* Records provided
━━━━━━━━━━━━━━━━━━━━━━━━━━━━━━

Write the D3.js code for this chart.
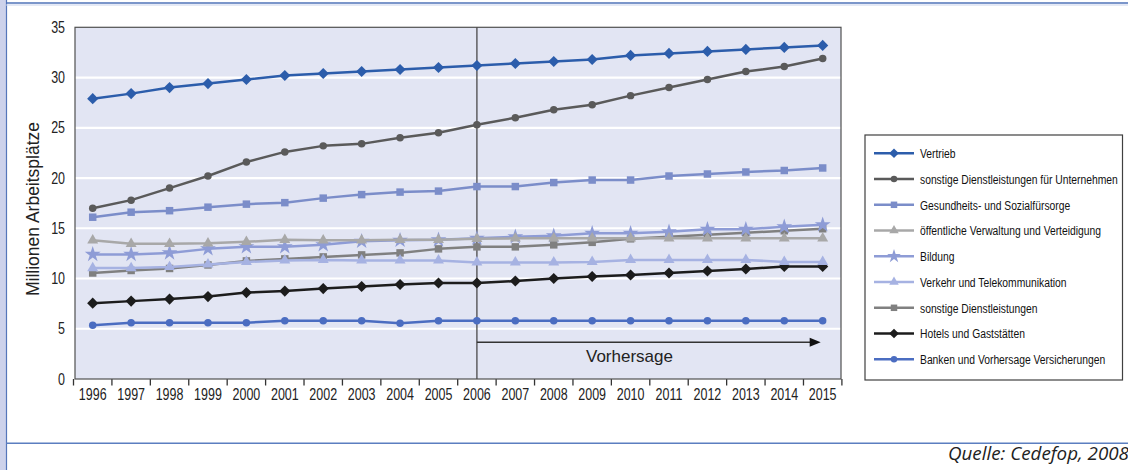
<!DOCTYPE html>
<html><head><meta charset="utf-8">
<script src="https://cdn.jsdelivr.net/npm/d3@7"></script>
<style>body{margin:0;background:#fff}svg{display:block}</style>
</head><body>
<svg id="c" width="1128" height="470"></svg>
<script>
// ---- data ----
const years = ["1996","1997","1998","1999","2000","2001","2002","2003","2004","2005","2006","2007","2008","2009","2010","2011","2012","2013","2014","2015"];
const yTicks = [0,5,10,15,20,25,30,35];
const seriesNames = ["Vertrieb","sonstige Dienstleistungen für Unternehmen","Gesundheits- und Sozialfürsorge","öffentliche Verwaltung und Verteidigung","Bildung","Verkehr und Telekommunikation","sonstige Dienstleistungen","Hotels und Gaststätten","Banken und Vorhersage Versicherungen"];
const vertrieb = [27.9,28.4,29.0,29.4,29.8,30.2,30.4,30.6,30.8,31.0,31.2,31.4,31.6,31.8,32.2,32.4,32.6,32.8,33.0,33.2];
const sonstigeUnternehmen = [17.0,17.8,19.0,20.2,21.6,22.6,23.2,23.4,24.0,24.5,25.3,26.0,26.8,27.3,28.2,29.0,29.8,30.6,31.1,31.9];
const gesundheit = [16.1,16.6,16.75,17.1,17.4,17.55,18.0,18.35,18.6,18.7,19.15,19.15,19.55,19.8,19.8,20.2,20.4,20.6,20.75,21.0];
const verwaltung = [13.8,13.45,13.45,13.5,13.65,13.85,13.8,13.8,13.85,13.85,13.95,14.0,14.0,14.0,14.0,14.0,14.0,14.0,14.0,14.0];
const bildung = [12.4,12.4,12.55,12.95,13.15,13.15,13.35,13.7,13.8,13.85,14.0,14.15,14.25,14.5,14.5,14.65,14.9,14.9,15.15,15.35];
const verkehr = [11.05,11.05,11.15,11.4,11.65,11.8,11.85,11.8,11.8,11.8,11.6,11.6,11.6,11.65,11.85,11.85,11.85,11.85,11.65,11.65];
const sonstigeDL = [10.55,10.8,11.0,11.35,11.75,11.95,12.15,12.35,12.55,12.95,13.15,13.15,13.35,13.6,13.95,14.15,14.35,14.55,14.75,14.95];
const hotels = [7.55,7.75,7.95,8.2,8.6,8.75,9.0,9.2,9.4,9.55,9.55,9.75,10.0,10.2,10.35,10.55,10.75,10.95,11.2,11.2];
const banken = [5.35,5.6,5.6,5.6,5.6,5.8,5.8,5.8,5.55,5.8,5.8,5.8,5.8,5.8,5.8,5.8,5.8,5.8,5.8,5.8];
const seriesValues = [vertrieb,sonstigeUnternehmen,gesundheit,verwaltung,bildung,verkehr,sonstigeDL,hotels,banken];
const forecastStart = "2006";
const forecastLabel = "Vorhersage";
const yTitle = "Millionen Arbeitsplätze";
const sourceText = "Quelle: Cedefop, 2008";

// ---- styles ----
const styles = [
  {color:"#2c5dab", sym:"diamond"},
  {color:"#5a5a5a", sym:"circle"},
  {color:"#7b8dc9", sym:"square"},
  {color:"#a8a8a8", sym:"triangle"},
  {color:"#8e9cd6", sym:"star"},
  {color:"#a6b2e2", sym:"triangle"},
  {color:"#808080", sym:"square"},
  {color:"#1c1c1c", sym:"diamond"},
  {color:"#4b6dc1", sym:"circle"}
];
const regular = "'Liberation Sans',Arial,sans-serif";
const condX = 0.78;   // horizontal condensing for Myriad-Condensed-like text

const svg = d3.select("#c");
const plot = {left:75, right:841, top:27.3, bottom:379};

// frame decoration
svg.append("rect").attr("x",0).attr("y",0).attr("width",6).attr("height",470).attr("fill","#cdd2eb");
svg.append("line").attr("x1",6.5).attr("x2",6.5).attr("y1",0).attr("y2",470).attr("stroke","#5576ba").attr("stroke-width",1.2);
svg.append("line").attr("x1",6).attr("x2",1128).attr("y1",3).attr("y2",3).attr("stroke","#4f73b8").attr("stroke-width",1.5);
svg.append("line").attr("x1",6).attr("x2",1128).attr("y1",5).attr("y2",5).attr("stroke","#c9d3ec").attr("stroke-width",1);
svg.append("line").attr("x1",6).attr("x2",1128).attr("y1",443.3).attr("y2",443.3).attr("stroke","#5b7ec0").attr("stroke-width",1.5);

const x = d3.scaleBand().domain(years).range([73.5, 841.9]);
const xc = d => x(d) + x.bandwidth()/2;
const y = d3.scaleLinear().domain([0,35]).range([plot.bottom, plot.top]);

// plot background
svg.append("rect").attr("x",plot.left).attr("y",plot.top).attr("width",plot.right-plot.left).attr("height",plot.bottom-plot.top).attr("fill","#e2e5f3");

// gridlines
svg.append("g").selectAll("line").data(yTicks.filter(t=>t>0 && t<35)).join("line")
  .attr("x1",plot.left).attr("x2",plot.right).attr("y1",d=>y(d)).attr("y2",d=>y(d))
  .attr("stroke","#fff").attr("stroke-width",2.2);

// y axis labels
const yAxis = d3.axisLeft(y).tickValues(yTicks).tickSize(0).tickPadding(12.8);
const gy = svg.append("g").attr("transform",`translate(${plot.left},0)`).call(yAxis);
gy.select(".domain").remove();
gy.selectAll("text").attr("font-family",regular).attr("font-size",16).attr("fill","#222")
  .attr("transform",`scale(${condX},1)`);

// x axis
const xAxis = d3.axisBottom(x).tickSize(0).tickPadding(10);
const gx = svg.append("g").attr("transform",`translate(0,${plot.bottom})`).call(xAxis);
gx.select(".domain").remove();
gx.selectAll("text").attr("font-family",regular).attr("font-size",16).attr("fill","#222")
  .attr("transform",`scale(${condX},1)`);
// boundary tick marks
const edges = years.map(d=>x(d)).concat([x(years[years.length-1])+x.bandwidth()]);
svg.append("g").selectAll("line").data(edges).join("line")
  .attr("x1",d=>d).attr("x2",d=>d).attr("y1",plot.bottom).attr("y2",plot.bottom+6.5)
  .attr("stroke","#333").attr("stroke-width",1.3);

// plot border
svg.append("rect").attr("x",plot.left).attr("y",plot.top).attr("width",plot.right-plot.left).attr("height",plot.bottom-plot.top)
  .attr("fill","none").attr("stroke","#505050").attr("stroke-width",1.2);

// forecast separator
svg.append("line").attr("x1",xc(forecastStart)).attr("x2",xc(forecastStart)).attr("y1",plot.top).attr("y2",plot.bottom)
  .attr("stroke","#4a4a4a").attr("stroke-width",1.3);
const arrowY = y(3.65);
const arrowEnd = xc(years[years.length-1]) - 2;
svg.append("line").attr("x1",xc(forecastStart)).attr("x2",arrowEnd-9).attr("y1",arrowY).attr("y2",arrowY)
  .attr("stroke","#333").attr("stroke-width",1.4);
svg.append("path").attr("d",`M${arrowEnd},${arrowY} L${arrowEnd-11},${arrowY-4.5} L${arrowEnd-11},${arrowY+4.5} Z`).attr("fill","#111");
svg.append("text").attr("x",586).attr("y",y(1.7)).attr("font-family",regular).attr("font-size",17).attr("fill","#222").text(forecastLabel);

// y title
svg.append("text").attr("transform",`translate(39.3,209) rotate(-90)`).attr("text-anchor","middle")
  .attr("font-family",regular).attr("font-size",17.5).attr("fill","#222").text(yTitle);

// symbols
function symbolPath(sym, scale){
  scale = scale||1;
  switch(sym){
    case "diamond": return {p:d3.symbol(d3.symbolSquare, 62*scale)(), rot:45};
    case "circle": return {p:d3.symbol(d3.symbolCircle, 44*scale)(), rot:0};
    case "square": return {p:d3.symbol(d3.symbolSquare, 56*scale)(), rot:0};
    case "triangle": return {p:d3.symbol(d3.symbolTriangle, 52*scale)(), rot:0};
    case "star": return {p:d3.symbol(d3.symbolStar, 78*scale)(), rot:0};
  }
}

const line = d3.line().x((d,i)=>xc(years[i])).y(d=>y(d));
const series = seriesNames.map((n,i)=>({name:n, values:seriesValues[i], st:styles[i]}));
series.slice().reverse().forEach(s=>{
  const g = svg.append("g");
  g.append("path").attr("d",line(s.values)).attr("fill","none").attr("stroke",s.st.color).attr("stroke-width",2.5).attr("stroke-linejoin","round");
  const sp = symbolPath(s.st.sym);
  g.selectAll("path.m").data(s.values).join("path").attr("class","m")
    .attr("d",sp.p).attr("transform",(d,i)=>`translate(${xc(years[i])},${y(d)}) rotate(${sp.rot})`)
    .attr("fill",s.st.color);
});

// legend
const lg = svg.append("g");
lg.append("rect").attr("x",865).attr("y",135).attr("width",257.5).attr("height",245).attr("fill","#fff").attr("stroke","#404040").attr("stroke-width",1.2);
series.forEach((s,i)=>{
  const ry = 153.3 + i*25.75;
  lg.append("line").attr("x1",874).attr("x2",914).attr("y1",ry).attr("y2",ry).attr("stroke",s.st.color).attr("stroke-width",2.4);
  const sp = symbolPath(s.st.sym, 0.75);
  lg.append("path").attr("d",sp.p).attr("transform",`translate(894,${ry}) rotate(${sp.rot})`).attr("fill",s.st.color);
  lg.append("text").attr("transform",`translate(920,${ry}) scale(0.765,1)`).attr("dy","0.36em")
    .attr("font-family",regular).attr("font-size",13.5).attr("fill","#111").text(s.name);
});

// source
svg.append("text").attr("x",948).attr("y",459.5).attr("font-family","'Open Sans',sans-serif")
  .attr("font-style","italic").attr("font-size",18.8).attr("fill","#222").text(sourceText);
</script>
</body></html>
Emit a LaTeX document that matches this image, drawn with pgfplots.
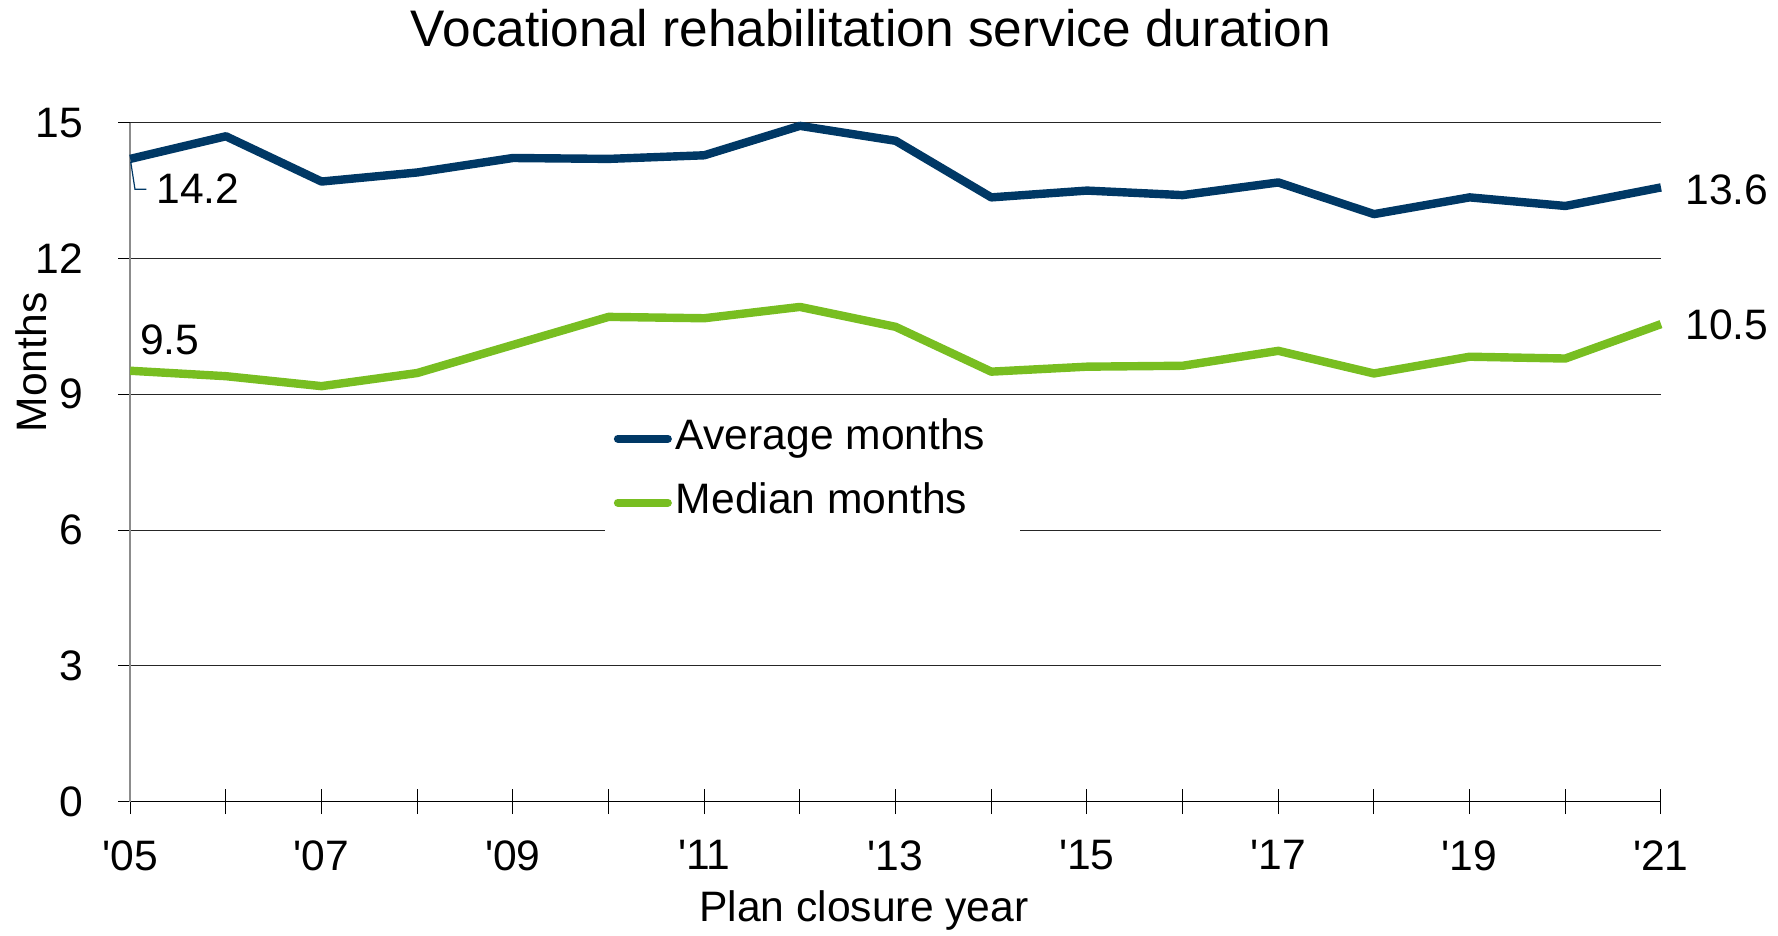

━━━━━━━━━━━━━━━━━━━━━━━━━━━━━━

* Exercise task
Look above for every line with the word "this" and copy it.

* Complete output
Write the D3.js code for this chart.
Emit a LaTeX document that matches this image, drawn with pgfplots.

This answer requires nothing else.